- THE TASK -
Among the lines of data below, reproduce only those from the one with "Rebuild this chart" through the one with "const YS = 2;", exactly as they stand, both ends included.
# start of RAW RECORDS
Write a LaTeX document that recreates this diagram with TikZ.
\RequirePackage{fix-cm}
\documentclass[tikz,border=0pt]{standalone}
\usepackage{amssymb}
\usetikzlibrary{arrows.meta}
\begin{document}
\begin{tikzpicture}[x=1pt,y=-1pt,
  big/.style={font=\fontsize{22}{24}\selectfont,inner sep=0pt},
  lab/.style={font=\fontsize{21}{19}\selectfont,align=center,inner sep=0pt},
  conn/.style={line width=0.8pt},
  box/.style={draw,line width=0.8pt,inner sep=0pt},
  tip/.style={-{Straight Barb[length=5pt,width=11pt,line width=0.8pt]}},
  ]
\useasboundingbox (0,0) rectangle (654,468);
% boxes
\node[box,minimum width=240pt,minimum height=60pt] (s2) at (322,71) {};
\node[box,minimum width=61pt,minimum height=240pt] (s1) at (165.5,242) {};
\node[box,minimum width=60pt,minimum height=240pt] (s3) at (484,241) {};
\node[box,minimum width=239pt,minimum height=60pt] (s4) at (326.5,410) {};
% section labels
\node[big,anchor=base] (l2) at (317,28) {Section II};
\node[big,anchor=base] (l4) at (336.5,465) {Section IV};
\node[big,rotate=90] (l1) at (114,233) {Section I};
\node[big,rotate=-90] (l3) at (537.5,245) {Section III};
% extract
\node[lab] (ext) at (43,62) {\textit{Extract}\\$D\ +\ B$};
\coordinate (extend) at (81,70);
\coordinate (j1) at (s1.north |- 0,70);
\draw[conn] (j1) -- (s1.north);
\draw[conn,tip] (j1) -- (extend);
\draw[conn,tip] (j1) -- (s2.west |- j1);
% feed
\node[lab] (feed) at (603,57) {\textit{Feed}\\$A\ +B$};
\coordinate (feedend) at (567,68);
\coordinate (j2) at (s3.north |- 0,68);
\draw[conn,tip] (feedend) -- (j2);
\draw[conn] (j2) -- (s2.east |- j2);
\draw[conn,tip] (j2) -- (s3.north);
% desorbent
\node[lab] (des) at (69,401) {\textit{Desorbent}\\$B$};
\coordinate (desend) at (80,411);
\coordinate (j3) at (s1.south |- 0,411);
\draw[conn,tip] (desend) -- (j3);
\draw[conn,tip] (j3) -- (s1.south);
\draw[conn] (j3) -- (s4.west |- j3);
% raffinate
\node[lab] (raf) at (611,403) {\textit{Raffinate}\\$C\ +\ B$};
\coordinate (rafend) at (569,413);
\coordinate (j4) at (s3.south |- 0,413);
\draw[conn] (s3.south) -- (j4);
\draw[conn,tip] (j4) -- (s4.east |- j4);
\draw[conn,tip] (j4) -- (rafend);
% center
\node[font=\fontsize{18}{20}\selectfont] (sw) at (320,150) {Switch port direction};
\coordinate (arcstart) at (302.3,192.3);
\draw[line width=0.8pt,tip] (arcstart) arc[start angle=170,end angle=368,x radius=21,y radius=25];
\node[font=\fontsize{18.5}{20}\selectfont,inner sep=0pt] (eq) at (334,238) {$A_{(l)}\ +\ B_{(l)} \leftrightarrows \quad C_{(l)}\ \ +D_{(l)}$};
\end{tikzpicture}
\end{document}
# end of RAW RECORDS
# start of RAW RECORDS
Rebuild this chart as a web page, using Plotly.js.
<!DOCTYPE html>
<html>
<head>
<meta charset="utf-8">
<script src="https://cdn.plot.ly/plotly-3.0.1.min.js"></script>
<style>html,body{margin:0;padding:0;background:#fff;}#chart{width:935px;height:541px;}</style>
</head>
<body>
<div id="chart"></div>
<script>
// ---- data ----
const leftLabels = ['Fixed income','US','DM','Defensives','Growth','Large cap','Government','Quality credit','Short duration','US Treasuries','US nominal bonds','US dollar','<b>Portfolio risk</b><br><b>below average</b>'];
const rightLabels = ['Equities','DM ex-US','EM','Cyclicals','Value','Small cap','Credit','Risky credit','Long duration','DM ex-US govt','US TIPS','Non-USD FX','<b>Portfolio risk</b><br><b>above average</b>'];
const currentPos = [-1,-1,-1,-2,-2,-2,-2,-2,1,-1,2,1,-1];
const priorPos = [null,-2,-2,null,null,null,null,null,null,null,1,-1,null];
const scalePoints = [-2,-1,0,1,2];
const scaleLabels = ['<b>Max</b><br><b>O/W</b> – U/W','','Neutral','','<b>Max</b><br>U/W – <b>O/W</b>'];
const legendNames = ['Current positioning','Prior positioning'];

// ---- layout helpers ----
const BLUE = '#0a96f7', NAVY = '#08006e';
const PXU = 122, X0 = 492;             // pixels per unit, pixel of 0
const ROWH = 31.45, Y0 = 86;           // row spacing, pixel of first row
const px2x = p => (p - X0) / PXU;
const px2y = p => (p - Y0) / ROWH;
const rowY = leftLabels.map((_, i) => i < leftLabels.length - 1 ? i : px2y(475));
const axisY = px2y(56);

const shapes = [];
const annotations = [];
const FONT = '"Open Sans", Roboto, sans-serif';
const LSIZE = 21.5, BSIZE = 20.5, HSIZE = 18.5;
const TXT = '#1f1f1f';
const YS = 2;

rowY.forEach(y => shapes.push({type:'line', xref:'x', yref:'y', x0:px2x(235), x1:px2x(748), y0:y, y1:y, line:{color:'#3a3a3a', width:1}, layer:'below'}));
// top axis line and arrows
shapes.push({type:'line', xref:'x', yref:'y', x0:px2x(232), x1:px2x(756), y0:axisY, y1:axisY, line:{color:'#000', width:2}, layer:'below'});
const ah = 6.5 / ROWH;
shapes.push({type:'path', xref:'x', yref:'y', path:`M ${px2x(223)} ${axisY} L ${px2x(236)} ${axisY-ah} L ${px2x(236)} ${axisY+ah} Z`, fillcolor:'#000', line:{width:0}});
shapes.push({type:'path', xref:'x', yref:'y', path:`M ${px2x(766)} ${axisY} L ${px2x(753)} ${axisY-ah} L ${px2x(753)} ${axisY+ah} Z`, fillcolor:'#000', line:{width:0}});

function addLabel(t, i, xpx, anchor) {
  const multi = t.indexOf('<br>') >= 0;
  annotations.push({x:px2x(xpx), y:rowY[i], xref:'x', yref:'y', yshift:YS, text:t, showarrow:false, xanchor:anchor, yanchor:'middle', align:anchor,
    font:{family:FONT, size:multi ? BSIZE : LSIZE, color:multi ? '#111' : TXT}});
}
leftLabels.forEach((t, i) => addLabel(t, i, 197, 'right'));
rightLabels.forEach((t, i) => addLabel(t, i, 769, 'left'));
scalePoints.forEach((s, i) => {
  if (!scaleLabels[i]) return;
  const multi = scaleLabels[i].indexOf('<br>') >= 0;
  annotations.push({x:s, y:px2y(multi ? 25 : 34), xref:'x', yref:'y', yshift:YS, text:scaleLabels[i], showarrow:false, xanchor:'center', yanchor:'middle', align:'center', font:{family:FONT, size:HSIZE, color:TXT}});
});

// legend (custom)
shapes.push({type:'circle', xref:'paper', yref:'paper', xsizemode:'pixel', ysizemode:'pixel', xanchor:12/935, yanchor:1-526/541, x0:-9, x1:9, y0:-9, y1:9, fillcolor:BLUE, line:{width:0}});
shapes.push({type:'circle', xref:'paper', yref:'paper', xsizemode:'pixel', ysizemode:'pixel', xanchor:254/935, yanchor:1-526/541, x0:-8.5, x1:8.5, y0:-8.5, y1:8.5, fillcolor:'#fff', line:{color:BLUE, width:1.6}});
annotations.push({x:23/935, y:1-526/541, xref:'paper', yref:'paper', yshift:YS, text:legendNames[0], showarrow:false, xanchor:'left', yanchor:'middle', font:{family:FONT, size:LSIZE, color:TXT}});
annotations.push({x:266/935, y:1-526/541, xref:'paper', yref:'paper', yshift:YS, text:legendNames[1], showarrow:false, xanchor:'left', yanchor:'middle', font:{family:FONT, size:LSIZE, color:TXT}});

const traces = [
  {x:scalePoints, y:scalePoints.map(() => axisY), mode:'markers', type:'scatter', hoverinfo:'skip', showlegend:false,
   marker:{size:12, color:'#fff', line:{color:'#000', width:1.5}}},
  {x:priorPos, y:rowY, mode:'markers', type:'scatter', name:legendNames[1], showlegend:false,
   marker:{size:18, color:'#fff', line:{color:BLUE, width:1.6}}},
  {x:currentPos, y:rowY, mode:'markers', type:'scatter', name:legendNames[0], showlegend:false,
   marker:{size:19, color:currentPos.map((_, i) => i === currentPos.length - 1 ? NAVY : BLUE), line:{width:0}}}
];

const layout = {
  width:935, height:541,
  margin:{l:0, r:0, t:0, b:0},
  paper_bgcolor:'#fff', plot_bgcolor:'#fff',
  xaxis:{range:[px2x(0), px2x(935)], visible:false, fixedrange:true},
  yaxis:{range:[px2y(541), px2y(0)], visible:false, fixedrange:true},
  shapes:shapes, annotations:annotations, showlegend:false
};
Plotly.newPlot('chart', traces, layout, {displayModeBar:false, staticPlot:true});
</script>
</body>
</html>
# end of RAW RECORDS
- EXERCISE SOLUTION -
Rebuild this chart as a web page, using Plotly.js.
<!DOCTYPE html>
<html>
<head>
<meta charset="utf-8">
<script src="https://cdn.plot.ly/plotly-3.0.1.min.js"></script>
<style>html,body{margin:0;padding:0;background:#fff;}#chart{width:935px;height:541px;}</style>
</head>
<body>
<div id="chart"></div>
<script>
// ---- data ----
const leftLabels = ['Fixed income','US','DM','Defensives','Growth','Large cap','Government','Quality credit','Short duration','US Treasuries','US nominal bonds','US dollar','<b>Portfolio risk</b><br><b>below average</b>'];
const rightLabels = ['Equities','DM ex-US','EM','Cyclicals','Value','Small cap','Credit','Risky credit','Long duration','DM ex-US govt','US TIPS','Non-USD FX','<b>Portfolio risk</b><br><b>above average</b>'];
const currentPos = [-1,-1,-1,-2,-2,-2,-2,-2,1,-1,2,1,-1];
const priorPos = [null,-2,-2,null,null,null,null,null,null,null,1,-1,null];
const scalePoints = [-2,-1,0,1,2];
const scaleLabels = ['<b>Max</b><br><b>O/W</b> – U/W','','Neutral','','<b>Max</b><br>U/W – <b>O/W</b>'];
const legendNames = ['Current positioning','Prior positioning'];

// ---- layout helpers ----
const BLUE = '#0a96f7', NAVY = '#08006e';
const PXU = 122, X0 = 492;             // pixels per unit, pixel of 0
const ROWH = 31.45, Y0 = 86;           // row spacing, pixel of first row
const px2x = p => (p - X0) / PXU;
const px2y = p => (p - Y0) / ROWH;
const rowY = leftLabels.map((_, i) => i < leftLabels.length - 1 ? i : px2y(475));
const axisY = px2y(56);

const shapes = [];
const annotations = [];
const FONT = '"Open Sans", Roboto, sans-serif';
const LSIZE = 21.5, BSIZE = 20.5, HSIZE = 18.5;
const TXT = '#1f1f1f';
const YS = 2;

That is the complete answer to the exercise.